_TASK DIRECTIONS_:
Print nothing but the lines from the start of the listing below through the line that contains "1, interval: 0.1". Do not include the pictures.

--- begin GIVEN DATA ---

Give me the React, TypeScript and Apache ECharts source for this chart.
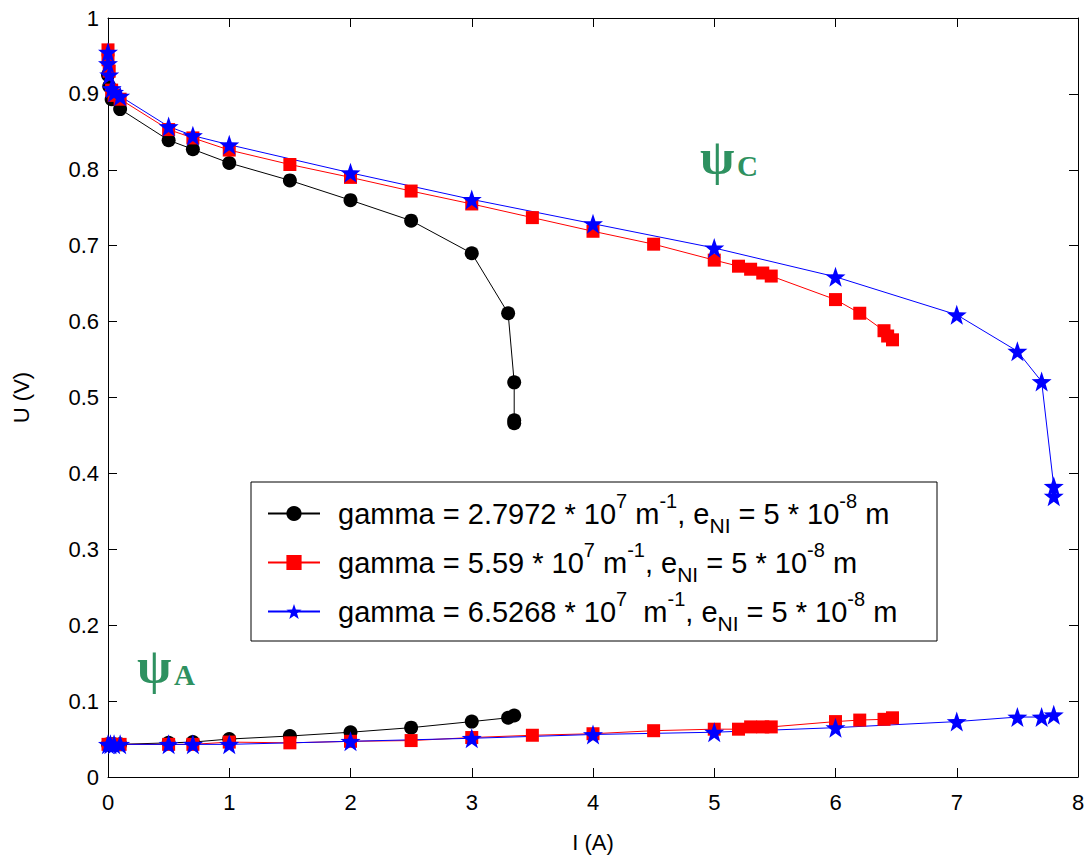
import React, { useEffect, useRef } from "react";
import * as echarts from "echarts";

// ---- data (I in A, U in V) ----
const blackUpperI = [0, 0.01, 0.03, 0.1, 0.5, 0.7, 1.0, 1.5, 2.0, 2.5, 3.0, 3.3, 3.35, 3.35, 3.35];
const blackUpperU = [0.925, 0.91, 0.893, 0.88, 0.839, 0.827, 0.809, 0.786, 0.76, 0.733, 0.69, 0.611, 0.52, 0.47, 0.466];
const blackLowerI = [0, 0.02, 0.05, 0.1, 0.5, 0.7, 1.0, 1.5, 2.0, 2.5, 3.0, 3.3, 3.35];
const blackLowerU = [0.043, 0.043, 0.043, 0.043, 0.045, 0.046, 0.05, 0.054, 0.059, 0.065, 0.073, 0.078, 0.081];

const redUpperI = [0, 0, 0.01, 0.03, 0.05, 0.1, 0.5, 0.7, 1.0, 1.5, 2.0, 2.5, 3.0, 3.5, 4.0, 4.5, 5.0, 5.2, 5.3, 5.4, 5.47, 6.0, 6.2, 6.4, 6.43, 6.47];
const redUpperU = [0.958, 0.945, 0.93, 0.905, 0.898, 0.893, 0.853, 0.842, 0.826, 0.807, 0.79, 0.772, 0.755, 0.737, 0.719, 0.702, 0.681, 0.673, 0.669, 0.664, 0.66, 0.629, 0.611, 0.588, 0.581, 0.576];
const redLowerI = [0, 0.02, 0.05, 0.1, 0.5, 0.7, 1.0, 1.5, 2.0, 2.5, 3.0, 3.5, 4.0, 4.5, 5.0, 5.2, 5.3, 5.4, 5.47, 6.0, 6.2, 6.4, 6.47];
const redLowerU = [0.043, 0.043, 0.043, 0.043, 0.043, 0.043, 0.046, 0.045, 0.047, 0.048, 0.052, 0.055, 0.057, 0.061, 0.063, 0.063, 0.066, 0.066, 0.066, 0.073, 0.075, 0.076, 0.078];

const blueUpperI = [0, 0, 0.01, 0.03, 0.05, 0.1, 0.5, 0.7, 1.0, 2.0, 3.0, 4.0, 5.0, 6.0, 7.0, 7.5, 7.7, 7.8, 7.8];
const blueUpperU = [0.955, 0.94, 0.925, 0.907, 0.902, 0.897, 0.857, 0.845, 0.833, 0.796, 0.761, 0.729, 0.697, 0.659, 0.609, 0.561, 0.521, 0.383, 0.37];
const blueLowerI = [0, 0.02, 0.05, 0.1, 0.5, 0.7, 1.0, 2.0, 3.0, 4.0, 5.0, 6.0, 7.0, 7.5, 7.7, 7.8];
const blueLowerU = [0.043, 0.043, 0.043, 0.043, 0.043, 0.043, 0.043, 0.047, 0.051, 0.056, 0.059, 0.065, 0.073, 0.079, 0.079, 0.082];

const seriesNames = [
  "gamma = 2.7972 * 10{sup|7} m{sup|-1}, e{sub|NI} = 5 * 10{sup|-8} m",
  "gamma = 5.59 * 10{sup|7} m{sup|-1}, e{sub|NI} = 5 * 10{sup|-8} m",
  "gamma = 6.5268 * 10{sup|7}  m{sup|-1}, e{sub|NI} = 5 * 10{sup|-8} m",
];
const nameKeys = ["g1", "g2", "g3"];

const xTicks = { min: 0, max: 8, interval: 1 };
const yTicks = { min: 0, max: 1, interval: 0.1 };

const zip = (a: number[], b: number[]) => a.map((v, i) => [v, b[i]]);

const STAR = "path://M0,-10 L2.35,-3.24 L9.51,-3.09 L3.8,1.24 L5.88,8.09 L0,4 L-5.88,8.09 L-3.8,1.24 L-9.51,-3.09 L-2.35,-3.24 Z";

export default function App() {
  const ref = useRef<HTMLDivElement>(null);
  useEffect(() => {
    if (!ref.current) return;
    const chart = echarts.init(ref.current, undefined, { renderer: "svg" });
    const font = "Liberation Sans";
    const mk = (key: string, data: number[][], color: string, symbol: string, size: number) => ({
      type: "line",
      name: key,
      data,
      symbol,
      symbolSize: size,
      showSymbol: true,
      lineStyle: { color, width: 1 },
      itemStyle: { color, borderWidth: 0 },
      emphasis: { disabled: true },
    });
    const nameMap: Record<string, string> = {};
    nameKeys.forEach((k, i) => (nameMap[k] = seriesNames[i]));
    const axisCommon = {
      axisLine: { show: true, onZero: false, lineStyle: { color: "#000", width: 1 } },
      axisTick: { show: true, inside: true, length: 9, lineStyle: { color: "#000" } },
      splitLine: { show: false },
    };
    const green = "#2e9160";
    chart.setOption({
      animation: false,
      backgroundColor: "#fff",
      grid: { left: 108, top: 18, width: 970, height: 762 },
      xAxis: [
        {
          type: "value", position: "bottom", ...xTicks, ...axisCommon,
          axisLabel: { fontFamily: font, fontSize: 22, color: "#000", margin: 14 },
          name: "I (A)", nameLocation: "middle", nameGap: 54,
          nameTextStyle: { fontFamily: font, fontSize: 22, color: "#000" },
        },
        { type: "value", position: "top", ...xTicks, ...axisCommon, axisLabel: { show: false } },
      ],
      yAxis: [
        {
          type: "value", position: "left", ...yTicks, ...axisCommon,
          axisLabel: { fontFamily: font, fontSize: 22, color: "#000", margin: 9 },
          name: "U (V)", nameLocation: "middle", nameGap: 76, nameRotate: 90,
          nameTextStyle: { fontFamily: font, fontSize: 22, color: "#000" },
        },
        { type: "value", position: "right", ...yTicks, ...axisCommon, axisLabel: { show: false } },
      ],
      legend: {
        data: nameKeys,
        orient: "vertical",
        left: 251,
        top: 482,
        padding: [9, 16, 10, 16],
        itemGap: 4,
        itemWidth: 52,
        itemHeight: 19,
        formatter: (n: string) => nameMap[n],
        textStyle: {
          fontFamily: font,
          fontSize: 29,
          color: "#000",
          lineHeight: 45,
          padding: [0, 0, 0, 13],
          rich: {
            sup: { fontFamily: font, fontSize: 20, color: "#000", verticalAlign: "top", lineHeight: 20 },
            sub: { fontFamily: font, fontSize: 21, color: "#000", verticalAlign: "bottom", lineHeight: 32 },
          },
        },
        selectedMode: false,
        z: 5,
      },
      graphic: [
        {
          type: "rect", z: 3, shape: { x: 251, y: 482, width: 686, height: 159 },
          style: { fill: "#fff", stroke: "#000", lineWidth: 1 },
        },
        { type: "text", x: 700, y: 157, style: { text: "ψ", fontFamily: "Liberation Serif", fontWeight: "bold", fontSize: 50, fill: green, verticalAlign: "middle" } },
        { type: "text", x: 737, y: 166, style: { text: "C", fontFamily: "Liberation Serif", fontWeight: "bold", fontSize: 29, fill: green, verticalAlign: "middle" } },
        { type: "text", x: 137, y: 666, style: { text: "ψ", fontFamily: "Liberation Serif", fontWeight: "bold", fontSize: 50, fill: green, verticalAlign: "middle" } },
        { type: "text", x: 174, y: 675, style: { text: "A", fontFamily: "Liberation Serif", fontWeight: "bold", fontSize: 29, fill: green, verticalAlign: "middle" } },
      ],
      series: [
        mk("g1", zip(blackUpperI, blackUpperU), "#000000", "circle", 14),
        mk("g1", zip(blackLowerI, blackLowerU), "#000000", "circle", 14),
        mk("g2", zip(redUpperI, redUpperU), "#ff0000", "rect", 13),
        mk("g2", zip(redLowerI, redLowerU), "#ff0000", "rect", 13),
        mk("g3", zip(blueUpperI, blueUpperU), "#0000ff", STAR, 20),
        mk("g3", zip(blueLowerI, blueLowerU), "#0000ff", STAR, 20),
      ],
    });
    return () => chart.dispose();
  }, []);
  return <div ref={ref} style={{ position: "absolute", left: 0, top: 0, width: 1091, height: 858 }} />;
}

--- end GIVEN DATA ---

_EXPECTED ANSWER_:
Give me the React, TypeScript and Apache ECharts source for this chart.
import React, { useEffect, useRef } from "react";
import * as echarts from "echarts";

// ---- data (I in A, U in V) ----
const blackUpperI = [0, 0.01, 0.03, 0.1, 0.5, 0.7, 1.0, 1.5, 2.0, 2.5, 3.0, 3.3, 3.35, 3.35, 3.35];
const blackUpperU = [0.925, 0.91, 0.893, 0.88, 0.839, 0.827, 0.809, 0.786, 0.76, 0.733, 0.69, 0.611, 0.52, 0.47, 0.466];
const blackLowerI = [0, 0.02, 0.05, 0.1, 0.5, 0.7, 1.0, 1.5, 2.0, 2.5, 3.0, 3.3, 3.35];
const blackLowerU = [0.043, 0.043, 0.043, 0.043, 0.045, 0.046, 0.05, 0.054, 0.059, 0.065, 0.073, 0.078, 0.081];

const redUpperI = [0, 0, 0.01, 0.03, 0.05, 0.1, 0.5, 0.7, 1.0, 1.5, 2.0, 2.5, 3.0, 3.5, 4.0, 4.5, 5.0, 5.2, 5.3, 5.4, 5.47, 6.0, 6.2, 6.4, 6.43, 6.47];
const redUpperU = [0.958, 0.945, 0.93, 0.905, 0.898, 0.893, 0.853, 0.842, 0.826, 0.807, 0.79, 0.772, 0.755, 0.737, 0.719, 0.702, 0.681, 0.673, 0.669, 0.664, 0.66, 0.629, 0.611, 0.588, 0.581, 0.576];
const redLowerI = [0, 0.02, 0.05, 0.1, 0.5, 0.7, 1.0, 1.5, 2.0, 2.5, 3.0, 3.5, 4.0, 4.5, 5.0, 5.2, 5.3, 5.4, 5.47, 6.0, 6.2, 6.4, 6.47];
const redLowerU = [0.043, 0.043, 0.043, 0.043, 0.043, 0.043, 0.046, 0.045, 0.047, 0.048, 0.052, 0.055, 0.057, 0.061, 0.063, 0.063, 0.066, 0.066, 0.066, 0.073, 0.075, 0.076, 0.078];

const blueUpperI = [0, 0, 0.01, 0.03, 0.05, 0.1, 0.5, 0.7, 1.0, 2.0, 3.0, 4.0, 5.0, 6.0, 7.0, 7.5, 7.7, 7.8, 7.8];
const blueUpperU = [0.955, 0.94, 0.925, 0.907, 0.902, 0.897, 0.857, 0.845, 0.833, 0.796, 0.761, 0.729, 0.697, 0.659, 0.609, 0.561, 0.521, 0.383, 0.37];
const blueLowerI = [0, 0.02, 0.05, 0.1, 0.5, 0.7, 1.0, 2.0, 3.0, 4.0, 5.0, 6.0, 7.0, 7.5, 7.7, 7.8];
const blueLowerU = [0.043, 0.043, 0.043, 0.043, 0.043, 0.043, 0.043, 0.047, 0.051, 0.056, 0.059, 0.065, 0.073, 0.079, 0.079, 0.082];

const seriesNames = [
  "gamma = 2.7972 * 10{sup|7} m{sup|-1}, e{sub|NI} = 5 * 10{sup|-8} m",
  "gamma = 5.59 * 10{sup|7} m{sup|-1}, e{sub|NI} = 5 * 10{sup|-8} m",
  "gamma = 6.5268 * 10{sup|7}  m{sup|-1}, e{sub|NI} = 5 * 10{sup|-8} m",
];
const nameKeys = ["g1", "g2", "g3"];

const xTicks = { min: 0, max: 8, interval: 1 };
const yTicks = { min: 0, max: 1, interval: 0.1 };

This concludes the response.